— Start of EXCERPTED DATA —
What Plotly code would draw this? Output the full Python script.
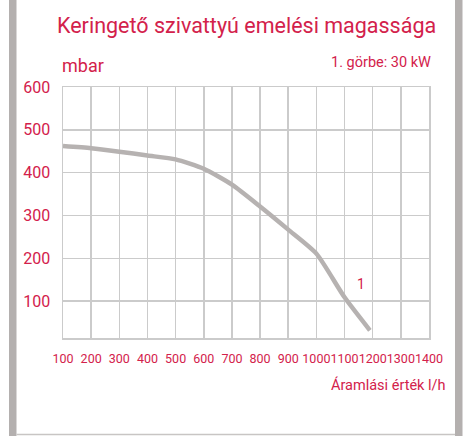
import plotly.graph_objects as go

# Data
flow = [100, 200, 300, 400, 500, 600, 700, 800, 900, 1000, 1100, 1190]
head = [462, 457, 449, 440, 431, 409, 372, 321, 267, 211, 109, 32]
x_ticks = [100, 200, 300, 400, 500, 600, 700, 800, 900, 1000, 1100, 1200, 1300, 1400]
y_ticks = [100, 200, 300, 400, 500, 600]
curve_label = "1"
curve_label_pos = (1160, 140)

RED = "#d3214b"
GRID = "#cbcbcb"
CURVE = "#b6b2b1"
FONT = "Roboto, 'DejaVu Sans', sans-serif"

W, H = 474, 436
L, R, T, B = 63, 429, 87, 338

def px(x):
    return (x - L) / (R - L)

def py(y):
    return (B - y) / (B - T)

fig = go.Figure()
fig.add_trace(go.Scatter(
    x=flow, y=head, mode="lines",
    line=dict(color=CURVE, width=4.5, shape="spline", smoothing=0.6),
    hoverinfo="skip", showlegend=False,
))

fig.update_layout(
    width=W, height=H,
    margin=dict(l=L, r=W - R, t=T, b=H - B),
    paper_bgcolor="white", plot_bgcolor="white",
    font=dict(family=FONT, color=RED),
    showlegend=False,
    xaxis=dict(
        range=[100, 1400], tickvals=x_ticks, ticktext=[str(v) for v in x_ticks],
        showgrid=True, gridcolor=GRID, gridwidth=1.5,
        showline=True, linecolor=GRID, linewidth=1.5, mirror=True,
        zeroline=False, ticks="", ticklabelstandoff=8, tickangle=0,
        automargin=False,
        tickfont=dict(size=12.5, color=RED, family=FONT),
        fixedrange=True,
    ),
    yaxis=dict(
        range=[14, 600], tickvals=y_ticks,
        showgrid=True, gridcolor=GRID, gridwidth=1.5,
        showline=True, linecolor=GRID, linewidth=1.5, mirror=True,
        zeroline=False, ticks="", ticklabelstandoff=8, automargin=False,
        tickfont=dict(size=16, color=RED, family=FONT),
        fixedrange=True,
    ),
    annotations=[
        dict(text="Keringető szivattyú emelési magassága", xref="paper", yref="paper",
             x=px(55), y=py(25), xanchor="left", yanchor="middle", showarrow=False,
             font=dict(size=21.5, color=RED, family=FONT)),
        dict(text="mbar", xref="paper", yref="paper",
             x=px(60), y=py(65), xanchor="left", yanchor="middle", showarrow=False,
             font=dict(size=18, color=RED, family=FONT)),
        dict(text="1. görbe: 30 kW", xref="paper", yref="paper",
             x=px(433), y=py(62), xanchor="right", yanchor="middle", showarrow=False,
             font=dict(size=14.5, color=RED, family=FONT)),
        dict(text="Áramlási érték l/h", xref="paper", yref="paper",
             x=px(448), y=py(385), xanchor="right", yanchor="middle", showarrow=False,
             font=dict(size=14.5, color=RED, family=FONT)),
        dict(text=curve_label, x=curve_label_pos[0], y=curve_label_pos[1],
             xref="x", yref="y", showarrow=False,
             font=dict(size=14, color=RED, family=FONT)),
    ],
    shapes=[
        dict(type="rect", xref="paper", yref="paper", x0=px(9), x1=px(16.5), y0=py(H + 5), y1=py(-5),
             fillcolor="#b4b0af", line=dict(width=0), layer="below"),
        dict(type="rect", xref="paper", yref="paper", x0=px(455), x1=px(462.5), y0=py(H + 5), y1=py(-5),
             fillcolor="#b4b0af", line=dict(width=0), layer="below"),
        dict(type="line", xref="paper", yref="paper", x0=px(16.5), x1=px(455), y0=py(434.5), y1=py(434.5),
             line=dict(color="#c8c5c4", width=1.5), layer="below"),
    ],
)

fig.write_html(
    "out.html",
    config={"displayModeBar": False, "staticPlot": True},
    post_script="document.body.style.margin='0';document.body.style.overflow='hidden';",
)
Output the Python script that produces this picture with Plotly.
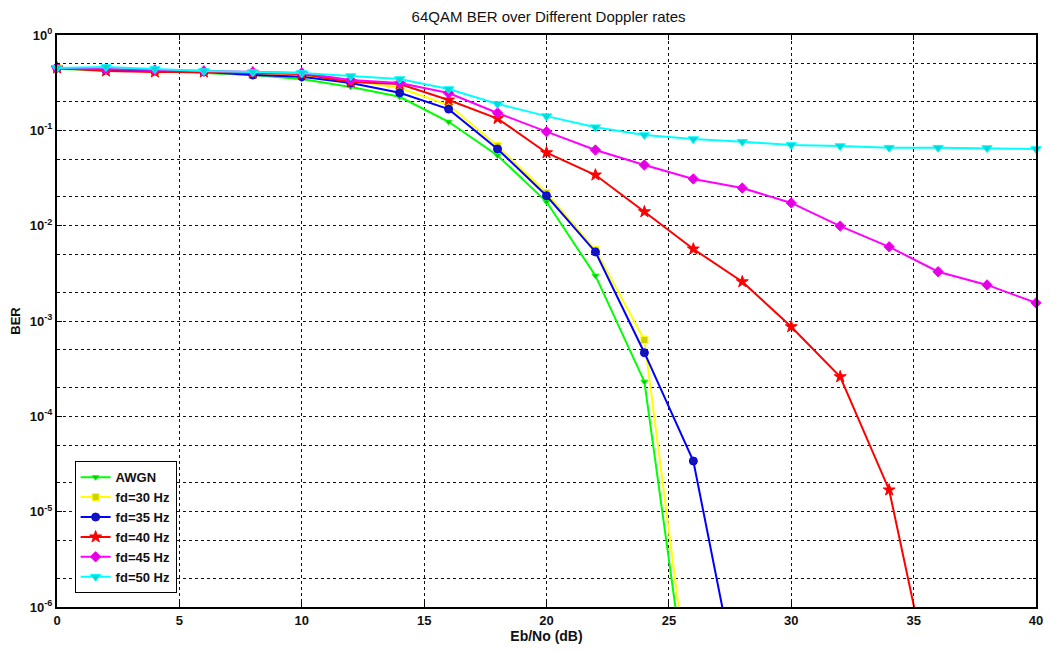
— End of EXCERPTED DATA —
[DIRECTION]
Every record above should be written out again exactly; the pictures stay out of the copy.

[REPLY TO THE TASK]
What Plotly code would draw this? Output the full Python script.
import plotly.graph_objects as go

# Data
flow = [100, 200, 300, 400, 500, 600, 700, 800, 900, 1000, 1100, 1190]
head = [462, 457, 449, 440, 431, 409, 372, 321, 267, 211, 109, 32]
x_ticks = [100, 200, 300, 400, 500, 600, 700, 800, 900, 1000, 1100, 1200, 1300, 1400]
y_ticks = [100, 200, 300, 400, 500, 600]
curve_label = "1"
curve_label_pos = (1160, 140)

RED = "#d3214b"
GRID = "#cbcbcb"
CURVE = "#b6b2b1"
FONT = "Roboto, 'DejaVu Sans', sans-serif"

W, H = 474, 436
L, R, T, B = 63, 429, 87, 338

def px(x):
    return (x - L) / (R - L)

def py(y):
    return (B - y) / (B - T)

fig = go.Figure()
fig.add_trace(go.Scatter(
    x=flow, y=head, mode="lines",
    line=dict(color=CURVE, width=4.5, shape="spline", smoothing=0.6),
    hoverinfo="skip", showlegend=False,
))

fig.update_layout(
    width=W, height=H,
    margin=dict(l=L, r=W - R, t=T, b=H - B),
    paper_bgcolor="white", plot_bgcolor="white",
    font=dict(family=FONT, color=RED),
    showlegend=False,
    xaxis=dict(
        range=[100, 1400], tickvals=x_ticks, ticktext=[str(v) for v in x_ticks],
        showgrid=True, gridcolor=GRID, gridwidth=1.5,
        showline=True, linecolor=GRID, linewidth=1.5, mirror=True,
        zeroline=False, ticks="", ticklabelstandoff=8, tickangle=0,
        automargin=False,
        tickfont=dict(size=12.5, color=RED, family=FONT),
        fixedrange=True,
    ),
    yaxis=dict(
        range=[14, 600], tickvals=y_ticks,
        showgrid=True, gridcolor=GRID, gridwidth=1.5,
        showline=True, linecolor=GRID, linewidth=1.5, mirror=True,
        zeroline=False, ticks="", ticklabelstandoff=8, automargin=False,
        tickfont=dict(size=16, color=RED, family=FONT),
        fixedrange=True,
    ),
    annotations=[
        dict(text="Keringető szivattyú emelési magassága", xref="paper", yref="paper",
             x=px(55), y=py(25), xanchor="left", yanchor="middle", showarrow=False,
             font=dict(size=21.5, color=RED, family=FONT)),
        dict(text="mbar", xref="paper", yref="paper",
             x=px(60), y=py(65), xanchor="left", yanchor="middle", showarrow=False,
             font=dict(size=18, color=RED, family=FONT)),
        dict(text="1. görbe: 30 kW", xref="paper", yref="paper",
             x=px(433), y=py(62), xanchor="right", yanchor="middle", showarrow=False,
             font=dict(size=14.5, color=RED, family=FONT)),
        dict(text="Áramlási érték l/h", xref="paper", yref="paper",
             x=px(448), y=py(385), xanchor="right", yanchor="middle", showarrow=False,
             font=dict(size=14.5, color=RED, family=FONT)),
        dict(text=curve_label, x=curve_label_pos[0], y=curve_label_pos[1],
             xref="x", yref="y", showarrow=False,
             font=dict(size=14, color=RED, family=FONT)),
    ],
    shapes=[
        dict(type="rect", xref="paper", yref="paper", x0=px(9), x1=px(16.5), y0=py(H + 5), y1=py(-5),
             fillcolor="#b4b0af", line=dict(width=0), layer="below"),
        dict(type="rect", xref="paper", yref="paper", x0=px(455), x1=px(462.5), y0=py(H + 5), y1=py(-5),
             fillcolor="#b4b0af", line=dict(width=0), layer="below"),
        dict(type="line", xref="paper", yref="paper", x0=px(16.5), x1=px(455), y0=py(434.5), y1=py(434.5),
             line=dict(color="#c8c5c4", width=1.5), layer="below"),
    ],
)

fig.write_html(
    "out.html",
    config={"displayModeBar": False, "staticPlot": True},
    post_script="document.body.style.margin='0';document.body.style.overflow='hidden';",
)
Output the Python script that produces this picture with Plotly.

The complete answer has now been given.